Emails have basic metadata (author, subject, date), which helps to create proper indexing and search. It could be certainly refined with sophisticated search algorithms. Digital photos have now EXIF (including date, and technical parameters of the camera) but nothing much else. My brain associates these photos ordered in a dated space with a list that I maintain of my very rough location. It helps me remember in which city it was taken, but nothing more.

Here lies the challenge. Giving more precise metadata to these photographs would be certainly useful for my own consumption but … a fulltime job. That would make me a digital Stakhanovite.

In Musings on photographic metadata, Sean McGrath says:

A great tragedy lies herein. A sad law of this universe seeps forth like an Einstinien nightmare. A law that goes something like this : "the chances of any normal human being taking the time to add incredibly valuable meta-data to the great wads of digital data they create daily, approximates zero." An alternative formulation - using the classic dentistry analogy goes like this: "Most people would prefer root canal work than the utter tedium and ambient feeling of futility that accompanies meta-data creation. Besides everyone is too busy. Oh, and besides that again, it always seems to be more fun to create new stuff than to create stuff about old stuff."

Sean is trying to see what could be done automatically through the devices, location is certainly one that should happen more and more often, see the new Nikon Coolpix P6000 with GPS and the geolocation activity creation being discussed at W3C right now.

The challenges become bigger when you want to share these photos with a larger public. At regular cycle, there is a rage debate over alt attribute on html working group mailing list. I'm not sure there is a perfect solution and we have to find a way to accomodate the circumstances of this sharing. The difficulty is that the right solution is more social than technical. Giving meaningful alternative information for the images you put online, really depends on the context. These are real scenarios.

  1. You want to share photos with your family. You sent them by emails (HTML emails most of the time), or you create an html gallery which is made by a software and put them online. You usually don't put more information than giving the context of the event and maybe sometimes description of some particular outstanding image, such as "Hey see the image below, it is the beach just in front of our room." The value of the image is limited to a few persons you know, still it might be here for public consumption.
  2. You are writing an article on the Web about graphics arts.
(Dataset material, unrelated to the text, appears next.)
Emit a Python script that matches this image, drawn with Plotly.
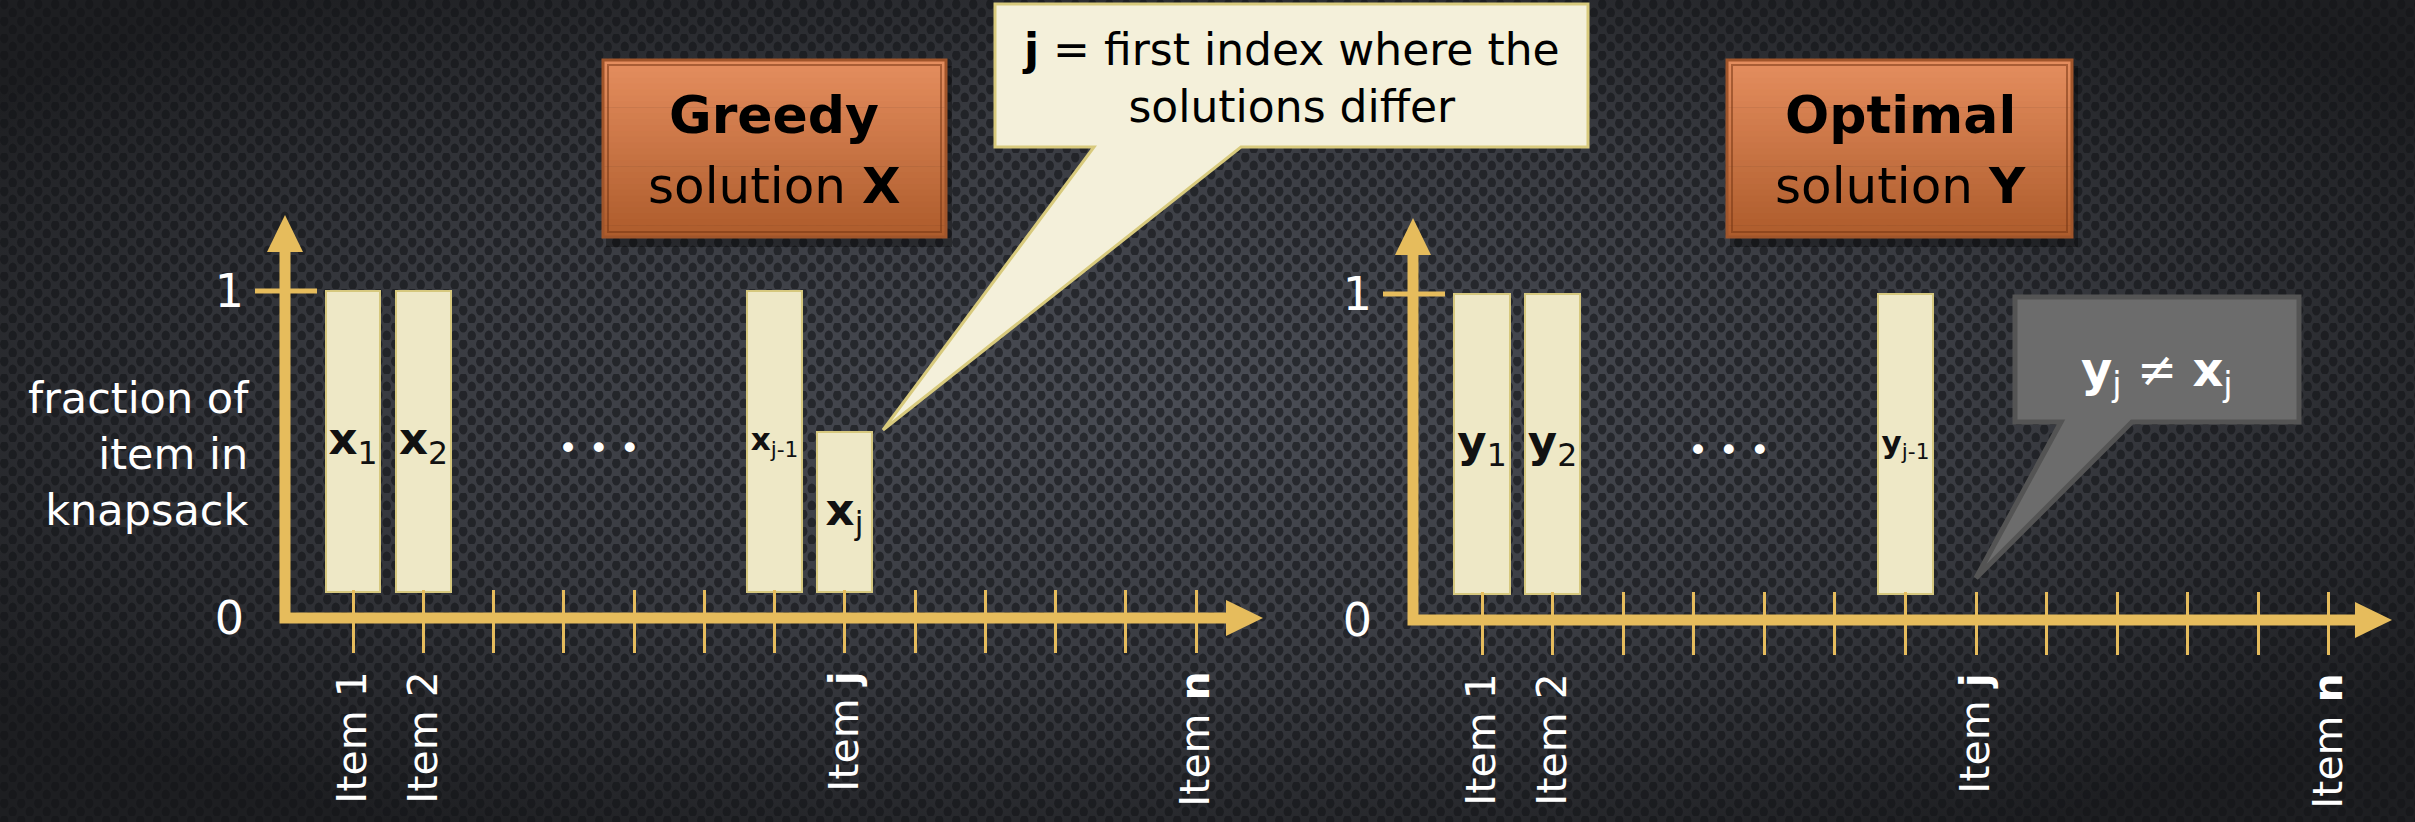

The article has a lot of illustrations which are part of the argumentation, demonstrations. There are not only visual references, there are elements of the discourse.
  3. You are writing an online diary mixing images, quotes, and different impressions. Your site is more like a scrapbooking exercise. Images are often here to give a mood of your writings. There are like simple touches of colors, or even sometimes an element of phrase. They have more emotional values for the readers who can see than anything else.

There are many more possible cases. The big issue is how do we design the technology so that it will accomodate a maximum of use cases (social contexts) without making impossible for others to exist. There is not yet a definitive answer.